When I was young I did some calculations for Phobos. I do not remember how I did it but the results were:
- If you were standing on Phobos you would see Mars taking up one third of the sky from horizon to horizon.
- You could not throw a football off the moon but you could hit a golf ball all the way to Mars.
- I forget how high you could jump but it was high. That would be scary.
“That’s no moon”
Sure looks a lot like James Carville. Probably smarter too.
All good. Any others?
- You could not throw a football off the moon but you could hit a golf ball all the way to Mars.
- I forget how high you could jump but it was high. That would be scary.
Nice calculations! That sounds like college-level work. If you did it in high school, very impressive!

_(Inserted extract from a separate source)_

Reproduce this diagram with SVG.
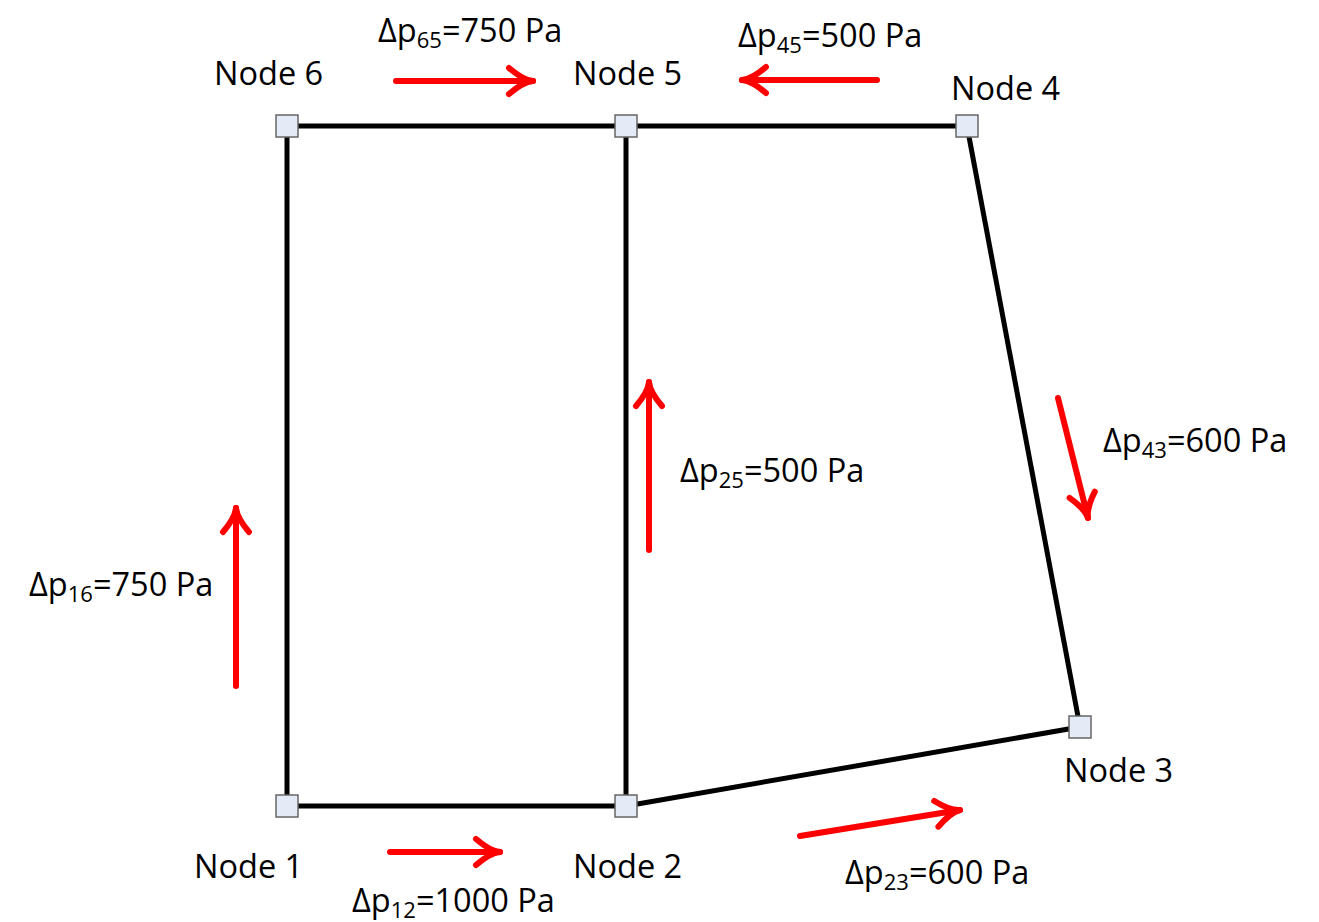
<svg xmlns="http://www.w3.org/2000/svg" width="1319" height="922" viewBox="0 0 1319 922">
<style>
text{font-family:"Open Sans","Noto Sans","Liberation Sans",sans-serif;font-size:32.5px;fill:#000}
.sub{font-size:22px}
.edge{stroke:#000;stroke-width:5;fill:none}
.flow{stroke:#ff0000;stroke-width:6;fill:none;stroke-linecap:round}
.node rect{fill:#e4ebf6;stroke:#666;stroke-width:1.5}
</style>
<defs>
<marker id="ah" markerUnits="userSpaceOnUse" orient="auto" markerWidth="40" markerHeight="40" refX="0" refY="0" viewBox="-30 -20 40 40" overflow="visible">
<path d="M-24,-13 Q-10,-1 0,0 Q-10,1 -24,13" fill="none" stroke="#ff0000" stroke-width="6" stroke-linecap="round" stroke-linejoin="round"/>
</marker>
</defs>
<rect width="1319" height="922" fill="#fff"/>
<g id="connectors">
<line class="edge" x1="287" y1="126" x2="626" y2="126"/>
<line class="edge" x1="626" y1="126" x2="967" y2="126"/>
<line class="edge" x1="287" y1="126" x2="287" y2="806"/>
<line class="edge" x1="626" y1="126" x2="626" y2="806"/>
<line class="edge" x1="287" y1="806" x2="626" y2="806"/>
<line class="edge" x1="626" y1="806" x2="1080" y2="727"/>
<line class="edge" x1="967" y1="126" x2="1080" y2="727"/>
</g>
<g id="flows">
<line class="flow" x1="396" y1="81" x2="533" y2="81" marker-end="url(#ah)"/>
<line class="flow" x1="877" y1="80" x2="742" y2="80" marker-end="url(#ah)"/>
<line class="flow" x1="1058" y1="398" x2="1088" y2="518" marker-end="url(#ah)"/>
<line class="flow" x1="649" y1="550" x2="649" y2="382" marker-end="url(#ah)"/>
<line class="flow" x1="236" y1="686" x2="236" y2="508" marker-end="url(#ah)"/>
<line class="flow" x1="390" y1="852" x2="500" y2="852" marker-end="url(#ah)"/>
<line class="flow" x1="800" y1="836" x2="960" y2="810" marker-end="url(#ah)"/>
</g>
<g id="node1" class="node"><rect x="276" y="795" width="22" height="22"/><text x="194" y="878">Node 1</text></g>
<g id="node2" class="node"><rect x="615" y="795" width="22" height="22"/><text x="573" y="878">Node 2</text></g>
<g id="node3" class="node"><rect x="1069" y="716" width="22" height="22"/><text x="1064" y="782">Node 3</text></g>
<g id="node4" class="node"><rect x="956" y="115" width="22" height="22"/><text x="951" y="100">Node 4</text></g>
<g id="node5" class="node"><rect x="615" y="115" width="22" height="22"/><text x="573" y="85">Node 5</text></g>
<g id="node6" class="node"><rect x="276" y="115" width="22" height="22"/><text x="214" y="85">Node 6</text></g>
<g id="labels">
<text x="378" y="42">Δp<tspan class="sub" dy="6">65</tspan><tspan dy="-6">=750 Pa</tspan></text>
<text x="738" y="47">Δp<tspan class="sub" dy="6">45</tspan><tspan dy="-6">=500 Pa</tspan></text>
<text x="1103" y="452">Δp<tspan class="sub" dy="6">43</tspan><tspan dy="-6">=600 Pa</tspan></text>
<text x="680" y="482">Δp<tspan class="sub" dy="6">25</tspan><tspan dy="-6">=500 Pa</tspan></text>
<text x="29" y="596">Δp<tspan class="sub" dy="6">16</tspan><tspan dy="-6">=750 Pa</tspan></text>
<text x="352" y="912">Δp<tspan class="sub" dy="6">12</tspan><tspan dy="-6">=1000 Pa</tspan></text>
<text x="845" y="884">Δp<tspan class="sub" dy="6">23</tspan><tspan dy="-6">=600 Pa</tspan></text>
</g>
</svg>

You want low gravity? Check this out:
The OSIRIS-REx spacecraft collected a bit of asteroid Bennu by means of a jet of pressurized nitrogen. It shot a few grams of N2 into Bennu to stir up some particles for collection.
That blast of N2, lasting a couple seconds, displaced enough of Bennu's surface to leave a crater 26 feet in diameter.
Bennu is about 500 meters across. It's gravitational field is so weak that it's not really a solid mass; it's more like a clump of rocks and dust that are just hanging together as they travel through space.